→ Raw data
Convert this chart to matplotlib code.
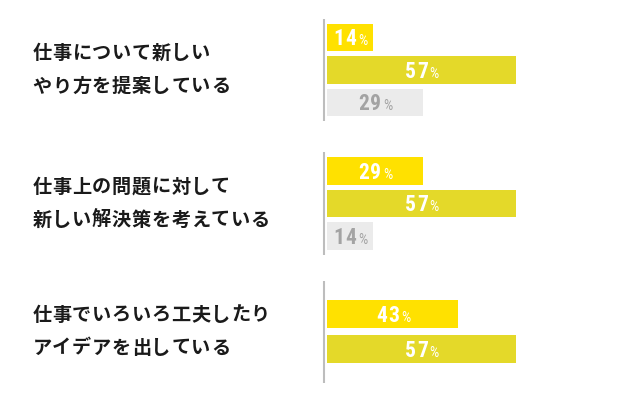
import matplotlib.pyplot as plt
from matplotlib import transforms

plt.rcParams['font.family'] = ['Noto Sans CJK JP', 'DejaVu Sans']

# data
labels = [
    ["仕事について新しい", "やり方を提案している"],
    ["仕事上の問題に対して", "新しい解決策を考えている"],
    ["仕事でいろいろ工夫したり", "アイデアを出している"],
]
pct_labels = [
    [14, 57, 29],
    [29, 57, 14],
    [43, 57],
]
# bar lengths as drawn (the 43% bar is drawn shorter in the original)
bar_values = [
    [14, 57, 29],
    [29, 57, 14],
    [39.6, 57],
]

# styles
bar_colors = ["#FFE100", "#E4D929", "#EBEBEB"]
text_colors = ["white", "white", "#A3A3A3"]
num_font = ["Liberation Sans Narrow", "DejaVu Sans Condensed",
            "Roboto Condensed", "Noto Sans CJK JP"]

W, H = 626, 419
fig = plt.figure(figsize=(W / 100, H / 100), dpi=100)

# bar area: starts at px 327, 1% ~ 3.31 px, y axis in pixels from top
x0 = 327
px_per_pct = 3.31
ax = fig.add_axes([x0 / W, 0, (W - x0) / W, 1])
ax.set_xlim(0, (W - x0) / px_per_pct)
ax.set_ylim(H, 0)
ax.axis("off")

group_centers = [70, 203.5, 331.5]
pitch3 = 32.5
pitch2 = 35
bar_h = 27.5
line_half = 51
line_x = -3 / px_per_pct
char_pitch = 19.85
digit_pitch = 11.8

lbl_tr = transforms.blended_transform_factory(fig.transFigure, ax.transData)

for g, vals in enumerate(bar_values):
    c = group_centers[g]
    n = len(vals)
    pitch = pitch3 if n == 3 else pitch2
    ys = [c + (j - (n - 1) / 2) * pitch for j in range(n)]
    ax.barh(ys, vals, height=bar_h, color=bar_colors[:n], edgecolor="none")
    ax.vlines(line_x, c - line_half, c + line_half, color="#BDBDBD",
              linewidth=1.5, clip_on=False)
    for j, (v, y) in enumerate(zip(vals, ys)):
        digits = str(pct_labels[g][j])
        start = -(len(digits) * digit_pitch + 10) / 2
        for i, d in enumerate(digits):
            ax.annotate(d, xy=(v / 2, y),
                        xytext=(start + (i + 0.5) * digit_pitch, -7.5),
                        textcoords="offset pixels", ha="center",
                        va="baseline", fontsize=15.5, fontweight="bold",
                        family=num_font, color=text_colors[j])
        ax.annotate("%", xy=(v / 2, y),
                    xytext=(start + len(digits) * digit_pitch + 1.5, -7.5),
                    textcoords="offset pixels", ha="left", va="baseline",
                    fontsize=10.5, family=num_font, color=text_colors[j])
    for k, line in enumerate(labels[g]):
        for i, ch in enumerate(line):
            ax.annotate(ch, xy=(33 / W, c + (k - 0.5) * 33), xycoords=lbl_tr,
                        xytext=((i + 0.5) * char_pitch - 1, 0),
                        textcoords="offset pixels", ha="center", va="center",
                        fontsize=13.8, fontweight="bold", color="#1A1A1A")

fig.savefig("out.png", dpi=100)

→ Instruction
Write out, word for word, the lines from the start of the data through the one holding "plt.rcParams['font.family'] = ['Noto". Omit pictures.

→ Answer for the task
Convert this chart to matplotlib code.
import matplotlib.pyplot as plt
from matplotlib import transforms

plt.rcParams['font.family'] = ['Noto Sans CJK JP', 'DejaVu Sans']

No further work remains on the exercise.